The Disappearing of Mysuru Waterbodies

Published on by in Academic

The Disappearing of Mysuru Waterbodies

Environmentalists have expressed concern over the threat to lakes and water bodies in Mysuru due to unplanned growth and expansion

Participating in a workshop on Conservation of Lakes and Waterbodies held here on Saturday, A.R. Shivakumar, senior fellow, Karnataka State Council for Science and Technology, Indian Institute of Science campus, said a large number of waterbodies have disappeared over the years on account of unplanned growth and expansion of cities.

Making out a case for taking urgent measures to save the lakes and other waterbodies, Mr. Shivakumar said many water bodies in the city were on the verge of disappearance.

Leo F. Saldanha, co-ordinator of Environment Support Group, who fielded queries from the participants, said there was a need for Mysuru to learn from Bengaluru, where haphazard growth had impacted the waterbodies.

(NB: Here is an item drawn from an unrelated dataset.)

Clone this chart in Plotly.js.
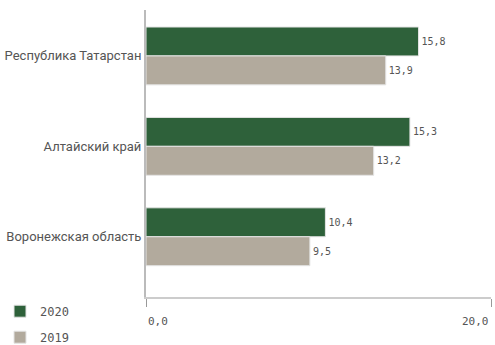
<!DOCTYPE html>
<html><head><meta charset="utf-8">
<script src="https://cdn.plot.ly/plotly-3.0.1.min.js"></script>
<style>html,body{margin:0;padding:0;background:#fff}#chart{width:495px;height:345px}</style>
</head><body><div id="chart"></div>
<script>
const categories = ['Республика Татарстан', 'Алтайский край', 'Воронежская область'];
const values2020 = [15.8, 15.3, 10.4];
const values2019 = [13.9, 13.2, 9.5];
const seriesNames = ['2020', '2019'];
const tickVals = [0, 20];
const tickText = ['0,0', '20,0'];

const mono = '"DejaVu Sans Mono", monospace';
const sans = 'Roboto, "Noto Sans", sans-serif';

const traces = [
  {type:'bar', orientation:'h', name:seriesNames[0], legendgroup:'a', y:categories, x:values2020,
   marker:{color:'#2e613a', line:{color:'#e4e4e4', width:1}},
   texttemplate:'%{x:.1f}', textposition:'outside', cliponaxis:false,
   textfont:{family:mono, size:10, color:'#555'}, hoverinfo:'none'},
  {type:'bar', orientation:'h', name:seriesNames[1], legendgroup:'b', y:categories, x:values2019,
   marker:{color:'#b2aa9d', line:{color:'#e4e4e4', width:1}},
   texttemplate:'%{x:.1f}', textposition:'outside', cliponaxis:false,
   textfont:{family:mono, size:10, color:'#555'}, hoverinfo:'none'}
];

const annotations = tickVals.map((v, i) => ({
  x: v, xref:'x', y: 0, yref:'paper', yshift: -25, text: tickText[i], showarrow:false,
  xanchor: i === 0 ? 'left' : 'right', yanchor:'middle',
  font:{family:mono, size:11, color:'#555'}
}));

const layout = {
  width:495, height:345,
  margin:{l:146, r:4, t:10, b:48},
  paper_bgcolor:'#fff', plot_bgcolor:'#fff',
  separators:', ',
  barmode:'group', bargap:0.36, bargroupgap:0,
  showlegend:true,
  legend:{xref:'paper', yref:'container', x:-0.426, y:0.14, xanchor:'left', yanchor:'top',
          orientation:'v', traceorder:'grouped', tracegroupgap:7,
          font:{family:mono, size:12, color:'#555'}, bgcolor:'rgba(0,0,0,0)'},
  xaxis:{range:[0,20], tickvals:tickVals, showticklabels:false, showgrid:true, gridcolor:'#999', gridwidth:1,
         zeroline:false, showline:true, linecolor:'#ccc', linewidth:2, ticks:'outside', ticklen:8, tickcolor:'#999',
         fixedrange:true},
  yaxis:{type:'category', range:[2.663, -0.508], showline:true, linecolor:'#bbb', linewidth:2, showgrid:false,
         zeroline:false, ticks:'', ticklen:0, tickfont:{family:sans, size:13, color:'#555'}, automargin:false},
  annotations: annotations
};

Plotly.newPlot('chart', traces, layout, {staticPlot:true, displayModeBar:false});
</script>
</body></html>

The workshop on conservation of lakes had been organised by Karnataka State Council for Science and Technology and Environment Support Group in association with St. Philomena’s College, in the light of disappearance of a large number of lakes, leading to water insecurity and hardships for people.

“There are nearly 38,000 big and small tanks still left in Karnataka. Many of them are under threat from unplanned urbanisation and expansion, infrastructure development, due to pollution and lack of upkeep. It is critical that we must enhance our efforts to ensure these lakes remain to ensure health, economic and ecological security of present and futures generations,” said a press statement from the organisers.

The workshop also helped participants gain knowledge of building simple rain water harvesting systems for homes, apartments, public buildings, etc. and thus building water security and public health by harvesting pure rain water.